Print, word for word, every line from the beginning of the listing up to and including the line with "var xStep = [1, 2, 5, 5];". Pictures are to be excluded.

#### Available data ####

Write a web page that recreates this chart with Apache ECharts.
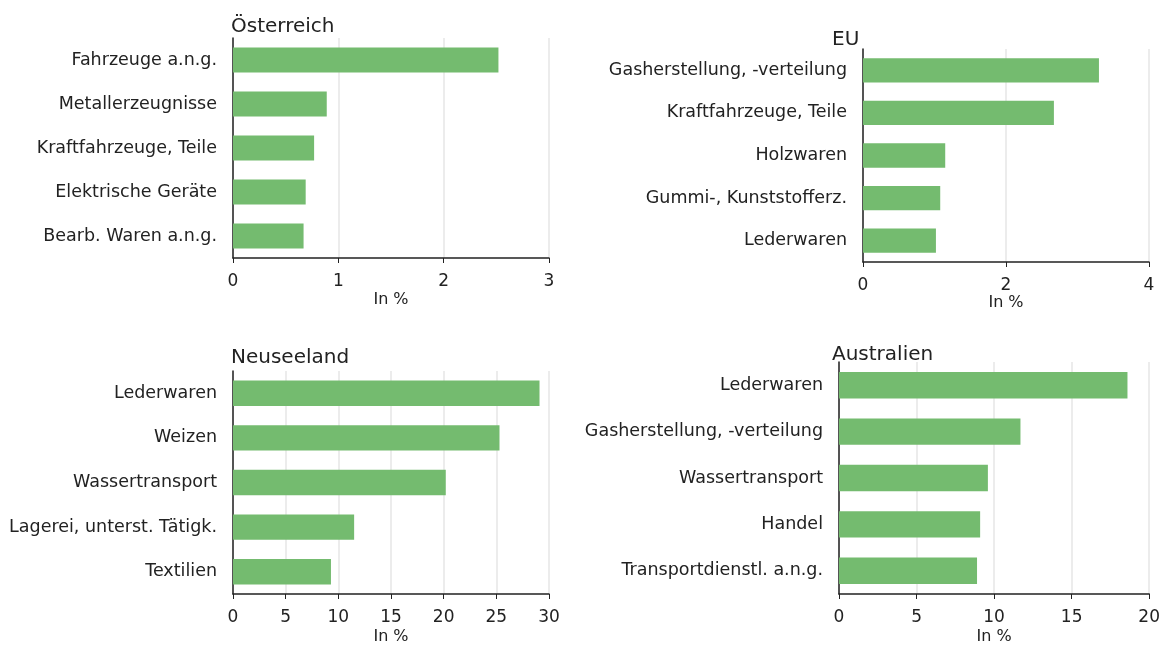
<!DOCTYPE html>
<html>
<head>
<meta charset="utf-8">
<script src="https://cdn.jsdelivr.net/npm/echarts@6/dist/echarts.min.js"></script>
<style>
  html, body { margin: 0; padding: 0; background: #fff; }
  #main { width: 1163px; height: 646px; }
</style>
</head>
<body>
<div id="main"></div>
<script>
  // Daten
  var titles = ['Österreich', 'EU', 'Neuseeland', 'Australien'];
  var catAT = ['Fahrzeuge a.n.g.', 'Metallerzeugnisse', 'Kraftfahrzeuge, Teile', 'Elektrische Geräte', 'Bearb. Waren a.n.g.'];
  var valAT = [2.52, 0.89, 0.77, 0.69, 0.67];
  var catEU = ['Gasherstellung, -verteilung', 'Kraftfahrzeuge, Teile', 'Holzwaren', 'Gummi-, Kunststofferz.', 'Lederwaren'];
  var valEU = [3.30, 2.67, 1.15, 1.08, 1.02];
  var catNZ = ['Lederwaren', 'Weizen', 'Wassertransport', 'Lagerei, unterst. Tätigk.', 'Textilien'];
  var valNZ = [29.1, 25.3, 20.2, 11.5, 9.3];
  var catAU = ['Lederwaren', 'Gasherstellung, -verteilung', 'Wassertransport', 'Handel', 'Transportdienstl. a.n.g.'];
  var valAU = [18.6, 11.7, 9.6, 9.1, 8.9];
  var xMax = [3, 4, 30, 20];
  var xStep = [1, 2, 5, 5];

  var font = 'DejaVu Sans';
  var grids = [
    { left: 233, top: 38, width: 316, height: 220 },
    { left: 863, top: 49, width: 286, height: 213 },
    { left: 233, top: 371, width: 316, height: 223 },
    { left: 839, top: 362, width: 311, height: 233 }
  ];
  var titlePos = [[231, 17], [832, 30], [231, 348], [832, 345]];
  var nameGaps = [34, 30, 35, 35];
  var cats = [catAT, catEU, catNZ, catAU];
  var vals = [valAT, valEU, valNZ, valAU];

  var option = {
    animation: false,
    textStyle: { fontFamily: font },
    title: titles.map(function (t, i) {
      return {
        text: t, left: titlePos[i][0], top: titlePos[i][1], padding: 0,
        textStyle: { fontFamily: font, fontSize: 20, fontWeight: 'normal', color: '#222' }
      };
    }),
    grid: grids,
    xAxis: grids.map(function (g, i) {
      return {
        type: 'value', gridIndex: i, min: 0, max: xMax[i], interval: xStep[i],
        name: 'In %', nameLocation: 'middle', nameGap: nameGaps[i],
        nameTextStyle: { fontFamily: font, fontSize: 16, color: '#222' },
        axisLine: { show: true, lineStyle: { color: '#222', width: 1.5 } },
        axisTick: { show: true, length: 5, lineStyle: { color: '#222' } },
        axisLabel: { fontFamily: font, fontSize: 17, color: '#222', margin: 15 },
        splitLine: { show: true, lineStyle: { color: '#ececec', width: 2 } }
      };
    }),
    yAxis: grids.map(function (g, i) {
      return {
        type: 'category', gridIndex: i, data: cats[i], inverse: true,
        axisLine: { show: true, lineStyle: { color: '#222', width: 1.5 } },
        axisTick: { show: false },
        axisLabel: { fontFamily: font, fontSize: 17.5, color: '#222', margin: 16 },
        splitLine: { show: false }
      };
    }),
    series: grids.map(function (g, i) {
      return {
        type: 'bar', xAxisIndex: i, yAxisIndex: i, data: vals[i],
        barWidth: '57%', itemStyle: { color: '#74bb6f' }
      };
    })
  };

  var myChart = echarts.init(document.getElementById('main'));
  myChart.setOption(option);
</script>
</body>
</html>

####

_Answer to this problem:_
Write a web page that recreates this chart with Apache ECharts.
<!DOCTYPE html>
<html>
<head>
<meta charset="utf-8">
<script src="https://cdn.jsdelivr.net/npm/echarts@6/dist/echarts.min.js"></script>
<style>
  html, body { margin: 0; padding: 0; background: #fff; }
  #main { width: 1163px; height: 646px; }
</style>
</head>
<body>
<div id="main"></div>
<script>
  // Daten
  var titles = ['Österreich', 'EU', 'Neuseeland', 'Australien'];
  var catAT = ['Fahrzeuge a.n.g.', 'Metallerzeugnisse', 'Kraftfahrzeuge, Teile', 'Elektrische Geräte', 'Bearb. Waren a.n.g.'];
  var valAT = [2.52, 0.89, 0.77, 0.69, 0.67];
  var catEU = ['Gasherstellung, -verteilung', 'Kraftfahrzeuge, Teile', 'Holzwaren', 'Gummi-, Kunststofferz.', 'Lederwaren'];
  var valEU = [3.30, 2.67, 1.15, 1.08, 1.02];
  var catNZ = ['Lederwaren', 'Weizen', 'Wassertransport', 'Lagerei, unterst. Tätigk.', 'Textilien'];
  var valNZ = [29.1, 25.3, 20.2, 11.5, 9.3];
  var catAU = ['Lederwaren', 'Gasherstellung, -verteilung', 'Wassertransport', 'Handel', 'Transportdienstl. a.n.g.'];
  var valAU = [18.6, 11.7, 9.6, 9.1, 8.9];
  var xMax = [3, 4, 30, 20];
  var xStep = [1, 2, 5, 5];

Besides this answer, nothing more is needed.